Causes of Heatstroke in Dogs
Dogs only have a few sweat glands in their feet and nose. So at times, it’s harder for our furry friends to regulate their body temperatures. Heatstroke also affects humans and is a form of hyperthermia.
Exercise is the most common cause of heatstroke in dogs. The PDSA states that 74% of heatstroke cases in dogs are attributed to exercise. Some dogs are affected by just simply laying in the sun.
Brachycephalic dogs are more prone to heatstroke. The breeds that fall under this category are French Bulldogs, French Mastiffs, Pomeranians, Shih Tzus, Dogue de Bordeauxs, Boston Terriers, Pugs and English Bulldogs.
Your dog’s nose plays a strong role in keeping them cool. This is why brachycephalic dogs are the most at risk. Older and younger dogs will also be more susceptible to heatstroke. Not to forget those that are overweight or have thick fur!
It’s important your dog receives enough water, air ventilation, and shade. A lack of these things during hot periods could cause heatstroke. Even a short walk in the sun can be more than enough to trigger heatstroke, especially for a brachycephalic dog!
Symptoms of Heatstroke in Dogs
- Excessive panting
- Redness in gums
- Muscle Tremours
- Uncoordinated movement
- Loss of consciousness
When dogs become overheated their panting helps to cool them down. Their normal body temperature is 38.6 degrees. If a dog is unable to reduce its body temperature through panting, it’ll develop heatstroke which can be life-threatening.
Dogs will begin to excessively pant, followed by signs of discomfort such as barking and whining. Excessive thirst and drooling are other beginning signs of heatstroke.
If heatstroke is caught during the early stages your dog is expected to make a full recovery. Any longer and this could lead to a vet trip or even worse, a fatality. The RSPCA asks people to dial 999 if they witness any dogs trapped in hot cars displaying signs of heatstroke.
There are two forms of heatstroke, exertional and non-exertional. The first is caused by exercising during particularly hot days. The second is caused by laying in the hot sun or being trapped in a hot car or room.
Preventing Heatstroke in Dogs
There are plenty of ways in which dog owners can prevent their dogs from contracting heatstroke. Below we’ve listed the ways you can prevent heatstroke in your dog during the hot weather.
- Ensure your dog has access to fresh drinking water throughout the day.
- Have a cool ventilated area indoors that your dog can escape to. There should also be adequate areas of shade outside so your dog isn’t being pounded by the sun.
- No dog should ever be left inside a car, especially during hot temperatures. 5 minutes is all it takes for your dog to begin suffering from heatstroke!

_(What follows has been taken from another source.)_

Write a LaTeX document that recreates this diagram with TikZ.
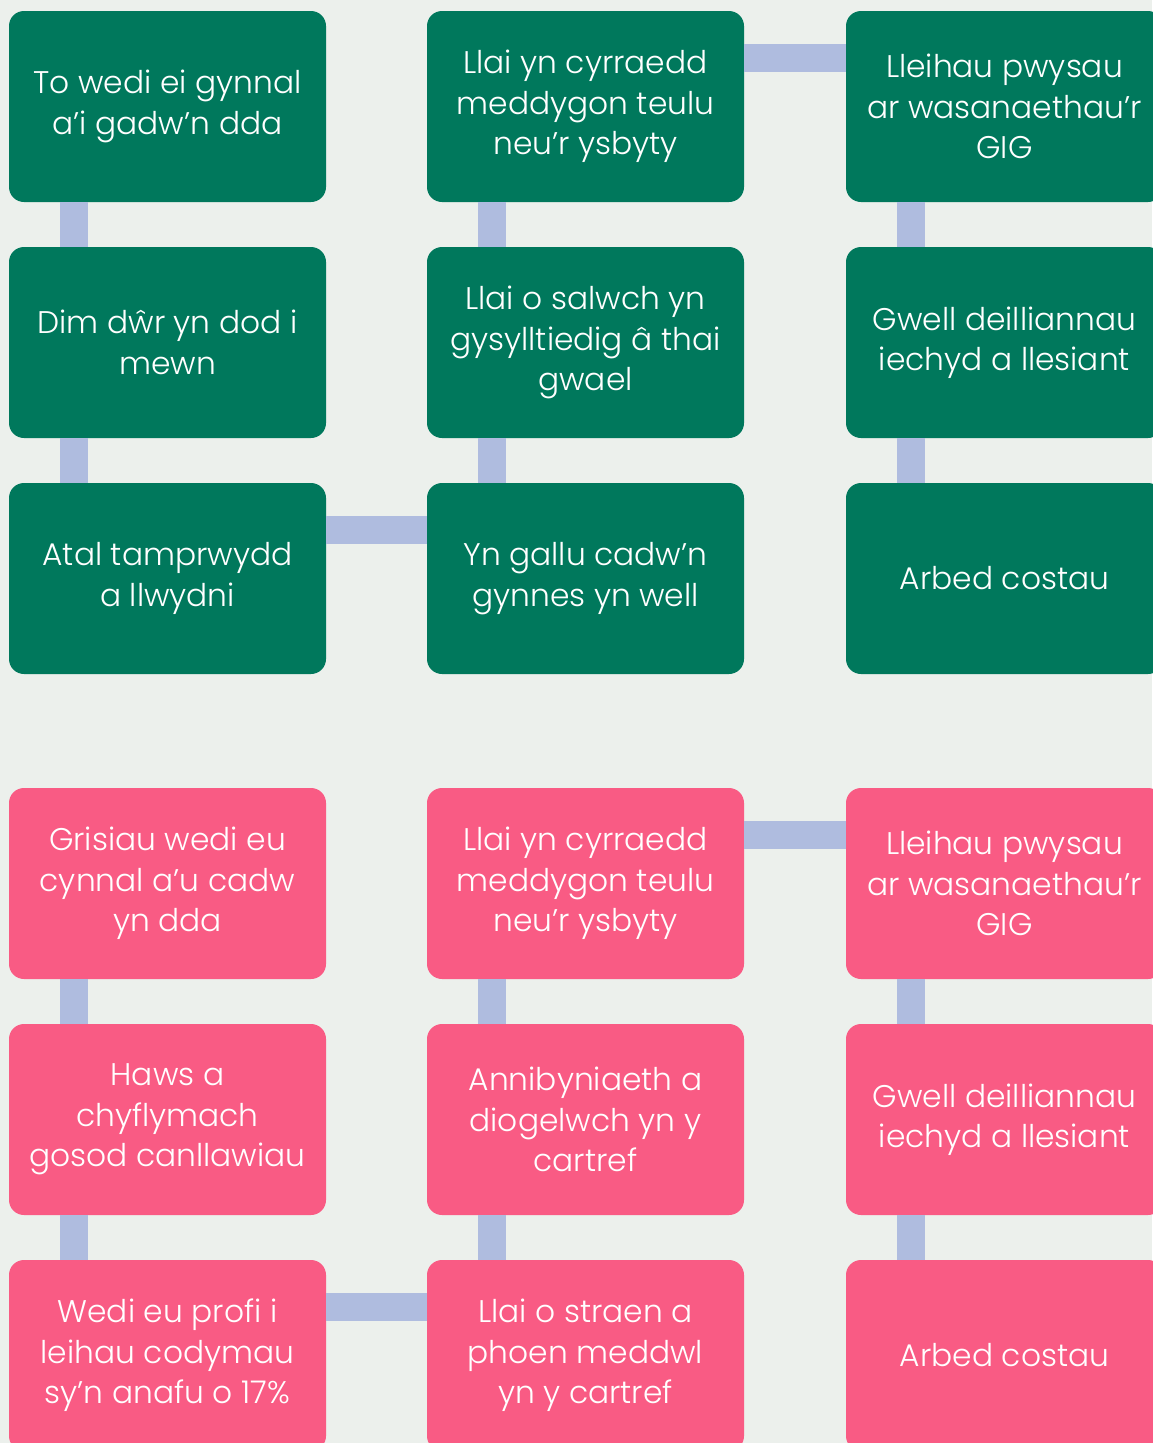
\documentclass[tikz,border=0pt]{standalone}
\usepackage{fontspec}
\setmainfont{Poppins Light}
\definecolor{bgcol}{HTML}{ECF0EC}
\definecolor{boxgreen}{HTML}{00785C}
\definecolor{boxpink}{HTML}{F95B84}
\definecolor{linkblue}{HTML}{AFBCDF}
\begin{document}
\begin{tikzpicture}[x=1pt,y=-1pt,
  box/.style={rounded corners=15pt,minimum width=317pt,minimum height=191pt,
    inner sep=0pt,text=white,align=center,font=\fontsize{31.3}{40.5}\selectfont},
  greenbox/.style={box,fill=boxgreen},
  pinkbox/.style={box,fill=boxpink},
  link/.style={draw=linkblue,line width=28pt}]
\fill [bgcol] (0,0) rectangle (1152,1443);
\useasboundingbox (0,0) rectangle (1152,1443);
% roof
\node [greenbox] (g11) at (167.5,106.5) {To wedi ei gynnal\\a’i gadw’n dda};
\node [greenbox] (g21) at (167.5,342.5) {Dim dŵr yn dod i\\mewn};
\node [greenbox] (g31) at (167.5,578.5) {Atal tamprwydd\\a llwydni};
\node [greenbox] (g12) at (585.5,106.5) {Llai yn cyrraedd\\meddygon teulu\\neu’r ysbyty};
\node [greenbox] (g22) at (585.5,342.5) {Llai o salwch yn\\gysylltiedig â thai\\gwael};
\node [greenbox] (g32) at (585.5,578.5) {Yn gallu cadw’n\\gynnes yn well};
\node [greenbox] (g13) at (1004.5,106.5) {Lleihau pwysau\\ar wasanaethau’r\\GIG};
\node [greenbox] (g23) at (1004.5,342.5) {Gwell deilliannau\\iechyd a llesiant};
\node [greenbox] (g33) at (1004.5,578.5) {Arbed costau};
\draw [link] ([xshift=65pt]g11.south west) -- ([xshift=65pt]g21.north west);
\draw [link] ([xshift=65pt]g21.south west) -- ([xshift=65pt]g31.north west);
\draw [link] ([yshift=-47pt]g31.north east) -- ([yshift=-47pt]g32.north west);
\draw [link] ([xshift=65pt]g32.north west) -- ([xshift=65pt]g22.south west);
\draw [link] ([xshift=65pt]g22.north west) -- ([xshift=65pt]g12.south west);
\draw [link] ([yshift=-47pt]g12.north east) -- ([yshift=-47pt]g13.north west);
\draw [link] ([xshift=65pt]g13.south west) -- ([xshift=65pt]g23.north west);
\draw [link] ([xshift=65pt]g23.south west) -- ([xshift=65pt]g33.north west);
% stairs
\node [pinkbox] (p11) at (167.5,883.5) {Grisiau wedi eu\\cynnal a’u cadw\\yn dda};
\node [pinkbox] (p21) at (167.5,1119.5) {Haws a\\chyflymach\\gosod canllawiau};
\node [pinkbox] (p31) at (167.5,1355.5) {Wedi eu profi i\\leihau codymau\\sy’n anafu o 17\%};
\node [pinkbox] (p12) at (585.5,883.5) {Llai yn cyrraedd\\meddygon teulu\\neu’r ysbyty};
\node [pinkbox] (p22) at (585.5,1119.5) {Annibyniaeth a\\diogelwch yn y\\cartref};
\node [pinkbox] (p32) at (585.5,1355.5) {Llai o straen a\\phoen meddwl\\yn y cartref};
\node [pinkbox] (p13) at (1004.5,883.5) {Lleihau pwysau\\ar wasanaethau’r\\GIG};
\node [pinkbox] (p23) at (1004.5,1119.5) {Gwell deilliannau\\iechyd a llesiant};
\node [pinkbox] (p33) at (1004.5,1355.5) {Arbed costau};
\draw [link] ([xshift=65pt]p11.south west) -- ([xshift=65pt]p21.north west);
\draw [link] ([xshift=65pt]p21.south west) -- ([xshift=65pt]p31.north west);
\draw [link] ([yshift=-47pt]p31.north east) -- ([yshift=-47pt]p32.north west);
\draw [link] ([xshift=65pt]p32.north west) -- ([xshift=65pt]p22.south west);
\draw [link] ([xshift=65pt]p22.north west) -- ([xshift=65pt]p12.south west);
\draw [link] ([yshift=-47pt]p12.north east) -- ([yshift=-47pt]p13.north west);
\draw [link] ([xshift=65pt]p13.south west) -- ([xshift=65pt]p23.north west);
\draw [link] ([xshift=65pt]p23.south west) -- ([xshift=65pt]p33.north west);
\end{tikzpicture}
\end{document}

- Walk your dog during the cooler periods of the day to prevent overheating. Avoid vigorous exercise. Floors become excruciatingly hot and can severely damage your dog’s paws.
- If your dog is brachycephalic you will need to keep a closer eye on them. Some dogs within this category are up to 14 times more likely to contract heatstroke compared with other non-brachycephalic breeds.
- If your dog has a thick coat it may be best to give them a trim. Never completely shave your dog as this can leave them even more at risk!
- Overweight dogs are more prone to heatstroke. Ensure your dog’s weight is healthy so they can regulate their body temperature better.
- It’s better to use harnesses in the heat as opposed to collars. The pressure collars put on your dog’s neck can make it harder for them to breathe. Brachycephalic dogs will benefit the most.
Treating Heatstroke in Dogs
If you have started to notice your dog suffering from the symptoms of heatstroke take immediate action. Move them to a cooler environment as soon as possible. Cool them down with water, but not too cold as a sudden change in temperature can cause shock.
Keep pouring the water until their breathing slows down. Not too fast as this could cause your dog to start shivering. Offer drinking water in small amounts to tackle dehydration.
A ventilated area with air-conditioning would be most ideal. If you don’t have access to this, fan your dog instead. The airflow will help with their breathing. Consult your veterinarian immediately. In some cases a trip to the vets is inevitable.
Vets have access to fluid drips that will help lower a dog’s body temperature. Oxygen and medication can also be supplied if necessary. Heatstroke can affect your dog’s organs so blood tests may also be undertaken.
Dogs can still suffer from vomiting, diarrhea, and confusion even after they’ve cooled down. Keep an eye on your dog for the next 24-48 hours. It’s important to always consult with your vet after your dog has experienced heatstroke, even if they seem fine.